(SUPPLIED INFORMATION):
^^^^

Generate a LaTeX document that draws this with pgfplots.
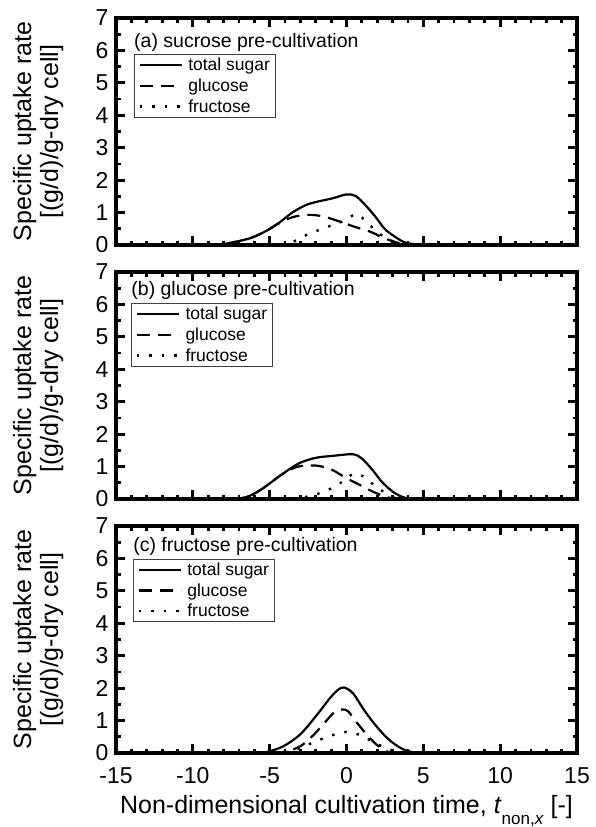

^^^^

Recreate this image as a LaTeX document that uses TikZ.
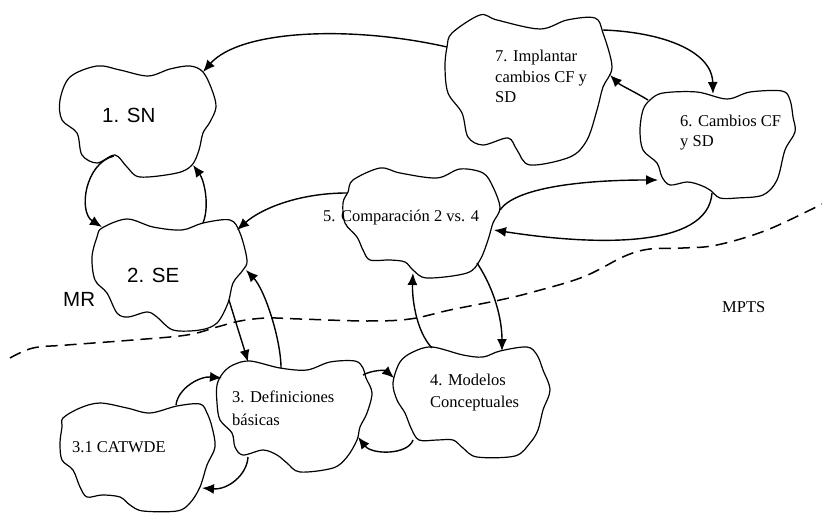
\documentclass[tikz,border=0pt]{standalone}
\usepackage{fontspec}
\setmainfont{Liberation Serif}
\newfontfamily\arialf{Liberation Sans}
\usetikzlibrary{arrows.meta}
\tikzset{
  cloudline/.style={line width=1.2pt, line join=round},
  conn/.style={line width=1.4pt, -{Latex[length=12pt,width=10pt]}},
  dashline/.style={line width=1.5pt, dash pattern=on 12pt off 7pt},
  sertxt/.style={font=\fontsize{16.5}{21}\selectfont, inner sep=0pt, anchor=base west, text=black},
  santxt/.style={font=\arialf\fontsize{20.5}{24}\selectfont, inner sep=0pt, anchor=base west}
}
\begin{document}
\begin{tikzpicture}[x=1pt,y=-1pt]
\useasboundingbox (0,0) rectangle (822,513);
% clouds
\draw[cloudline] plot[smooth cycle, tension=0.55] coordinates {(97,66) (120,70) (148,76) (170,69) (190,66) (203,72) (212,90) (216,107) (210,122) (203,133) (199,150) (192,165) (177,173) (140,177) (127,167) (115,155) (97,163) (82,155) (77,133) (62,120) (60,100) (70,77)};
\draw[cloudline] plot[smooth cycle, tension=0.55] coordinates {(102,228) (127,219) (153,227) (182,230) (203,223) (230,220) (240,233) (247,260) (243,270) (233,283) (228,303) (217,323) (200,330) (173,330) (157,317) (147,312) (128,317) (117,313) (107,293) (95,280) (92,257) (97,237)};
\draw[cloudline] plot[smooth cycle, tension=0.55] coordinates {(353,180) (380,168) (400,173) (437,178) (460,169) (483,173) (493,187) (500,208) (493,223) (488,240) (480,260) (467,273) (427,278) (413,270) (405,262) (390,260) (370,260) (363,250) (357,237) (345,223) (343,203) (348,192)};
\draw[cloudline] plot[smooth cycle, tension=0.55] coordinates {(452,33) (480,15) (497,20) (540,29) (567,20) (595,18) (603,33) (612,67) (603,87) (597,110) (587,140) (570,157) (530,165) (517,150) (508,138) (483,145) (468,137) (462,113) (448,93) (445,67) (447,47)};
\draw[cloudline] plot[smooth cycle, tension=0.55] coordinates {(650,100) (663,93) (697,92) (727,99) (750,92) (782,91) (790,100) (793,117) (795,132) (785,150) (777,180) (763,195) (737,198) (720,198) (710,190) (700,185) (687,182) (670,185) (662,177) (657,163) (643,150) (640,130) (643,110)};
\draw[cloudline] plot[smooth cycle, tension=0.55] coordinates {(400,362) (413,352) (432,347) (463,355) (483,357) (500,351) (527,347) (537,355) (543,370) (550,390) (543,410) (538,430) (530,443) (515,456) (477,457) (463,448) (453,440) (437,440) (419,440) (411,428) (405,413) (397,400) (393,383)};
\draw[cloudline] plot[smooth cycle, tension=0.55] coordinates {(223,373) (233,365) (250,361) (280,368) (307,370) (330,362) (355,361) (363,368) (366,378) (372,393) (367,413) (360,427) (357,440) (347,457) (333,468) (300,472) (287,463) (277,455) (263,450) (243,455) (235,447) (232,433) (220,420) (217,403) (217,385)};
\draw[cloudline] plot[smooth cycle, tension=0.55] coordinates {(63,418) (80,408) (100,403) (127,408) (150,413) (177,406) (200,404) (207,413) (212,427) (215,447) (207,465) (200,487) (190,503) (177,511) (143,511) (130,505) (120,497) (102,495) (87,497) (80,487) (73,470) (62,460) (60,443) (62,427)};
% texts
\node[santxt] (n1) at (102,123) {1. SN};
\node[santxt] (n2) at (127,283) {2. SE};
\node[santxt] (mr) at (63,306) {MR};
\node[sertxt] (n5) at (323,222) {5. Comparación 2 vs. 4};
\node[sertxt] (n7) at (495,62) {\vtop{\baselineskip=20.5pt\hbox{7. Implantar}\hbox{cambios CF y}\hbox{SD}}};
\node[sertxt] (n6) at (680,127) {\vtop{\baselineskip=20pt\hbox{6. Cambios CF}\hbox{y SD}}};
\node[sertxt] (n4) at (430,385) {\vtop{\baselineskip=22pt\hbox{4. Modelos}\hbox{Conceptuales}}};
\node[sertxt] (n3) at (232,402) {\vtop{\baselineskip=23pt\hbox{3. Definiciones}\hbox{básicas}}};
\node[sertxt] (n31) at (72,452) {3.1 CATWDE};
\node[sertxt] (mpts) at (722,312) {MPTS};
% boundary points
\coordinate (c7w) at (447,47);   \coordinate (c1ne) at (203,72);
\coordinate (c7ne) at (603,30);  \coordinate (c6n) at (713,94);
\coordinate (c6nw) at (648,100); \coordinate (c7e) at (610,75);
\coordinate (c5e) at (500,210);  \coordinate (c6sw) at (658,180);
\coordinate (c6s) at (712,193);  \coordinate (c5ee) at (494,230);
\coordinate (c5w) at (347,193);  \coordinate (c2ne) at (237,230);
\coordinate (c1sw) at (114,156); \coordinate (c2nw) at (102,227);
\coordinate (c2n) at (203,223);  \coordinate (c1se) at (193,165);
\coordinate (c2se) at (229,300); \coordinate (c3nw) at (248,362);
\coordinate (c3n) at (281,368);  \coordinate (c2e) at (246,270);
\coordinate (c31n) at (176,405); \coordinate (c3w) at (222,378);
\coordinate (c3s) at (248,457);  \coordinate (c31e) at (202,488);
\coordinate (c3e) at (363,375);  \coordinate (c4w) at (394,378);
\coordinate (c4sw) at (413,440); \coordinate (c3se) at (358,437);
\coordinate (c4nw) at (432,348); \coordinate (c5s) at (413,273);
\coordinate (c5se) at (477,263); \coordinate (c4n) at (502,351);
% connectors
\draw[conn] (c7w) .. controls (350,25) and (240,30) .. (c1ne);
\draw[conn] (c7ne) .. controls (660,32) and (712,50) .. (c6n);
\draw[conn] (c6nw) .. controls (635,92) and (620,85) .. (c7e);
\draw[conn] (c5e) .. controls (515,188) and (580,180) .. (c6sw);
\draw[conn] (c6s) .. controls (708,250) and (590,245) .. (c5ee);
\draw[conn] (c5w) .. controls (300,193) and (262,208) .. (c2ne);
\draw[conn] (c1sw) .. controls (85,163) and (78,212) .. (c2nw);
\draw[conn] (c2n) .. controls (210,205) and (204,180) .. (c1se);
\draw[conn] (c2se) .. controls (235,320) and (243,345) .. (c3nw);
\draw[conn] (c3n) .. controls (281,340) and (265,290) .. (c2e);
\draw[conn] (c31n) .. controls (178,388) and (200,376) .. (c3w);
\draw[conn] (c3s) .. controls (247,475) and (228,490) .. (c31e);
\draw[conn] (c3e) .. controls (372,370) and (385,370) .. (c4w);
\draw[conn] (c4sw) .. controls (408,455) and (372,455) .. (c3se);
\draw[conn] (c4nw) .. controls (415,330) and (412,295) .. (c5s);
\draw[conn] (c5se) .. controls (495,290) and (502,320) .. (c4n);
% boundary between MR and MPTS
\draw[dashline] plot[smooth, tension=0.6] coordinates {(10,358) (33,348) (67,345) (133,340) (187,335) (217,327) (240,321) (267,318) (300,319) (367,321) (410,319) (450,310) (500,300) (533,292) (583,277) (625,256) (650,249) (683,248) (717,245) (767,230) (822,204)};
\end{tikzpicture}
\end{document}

^^^^

(TO BE DONE):
Report only the count of lines that include the string "this".

(THE RESULT):
2